Despite some hurdles early in the semester, last week we finally made significant progress in our capstone project on living shorelines. We started off the week meeting with our community advisory board at the Dare County Arts Council, where we discussed the challenges and successes in our research so far over tacos and Lindsay’s homemade tres leches cake. We were able to report a successful day in the field the previous Friday and that interviews for our qualitative research were starting to roll in. Toward the end of the meeting, we updated everyone on our individual internships and heard news from Chapel Hill and other field sites from the Institute for the Environment Associate Director Tony Reevy.

On Wednesday, almost all of us loaded up in the van and drove to Hatteras Village to collect samples from Durant’s Point and a property in Frisco.
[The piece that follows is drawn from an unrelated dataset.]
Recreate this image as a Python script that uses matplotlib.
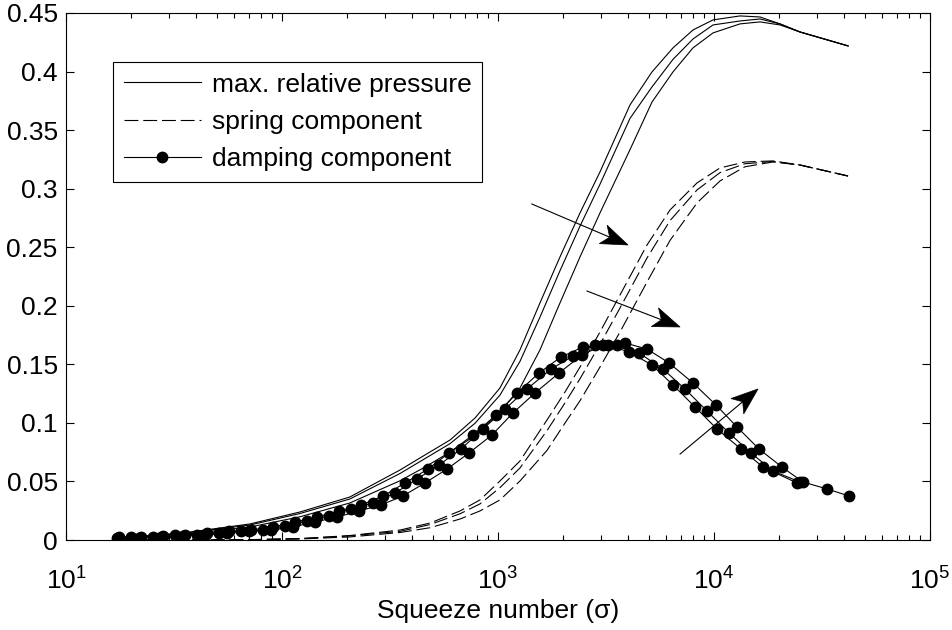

While Bianca and Emily P. stayed behind at the Coastal Studies Institute to process samples from previous collections, we took a short boat ride from Oden’s Dock to the living shoreline. We spent the afternoon taking samples of the above and below ground biomass in the shoreline and a reference marsh, luckily without seriously cracking any core tubes. We’ve become an efficient team out in the field, so we finished a little early and ate lunch on the soundside beach on Durant’s Point. Before returning to CSI, we stopped at a property in Frisco to put gas chambers in place for sampling at a later date and collected a couple more soil cores. We reunited with Bianca and Emily P. when we returned to UNC CSI, who had a productive day on Roanoke Island, and began processing the samples we collected. Luckily, our lab work went much smoother that afternoon than the previous day, which had left the soil core extraction team exhausted. 

On Friday, we all brushed up on our writing skills with an all-day science writing workshop. A central part of our capstone project will be the report we write, so it was great to get more direction and advice on how to translate our research into something the general public can easily relate to and understand. We all came prepared to the workshop with articles about the methods and purpose behind our capstone project, which were edited as a group. It was a good exercise in considering the audience you write for. Most of us are used to working with scientific writing, so branching out into the simple, concise language used in journalism was a challenge.

With the semester about halfway over, work on our capstone is going to really start rolling. We’ve got more sites up and down the Outer Banks to sample, interviews to transcribe, and data to analyze in the upcoming weeks. I’m excited to see where our research takes us next!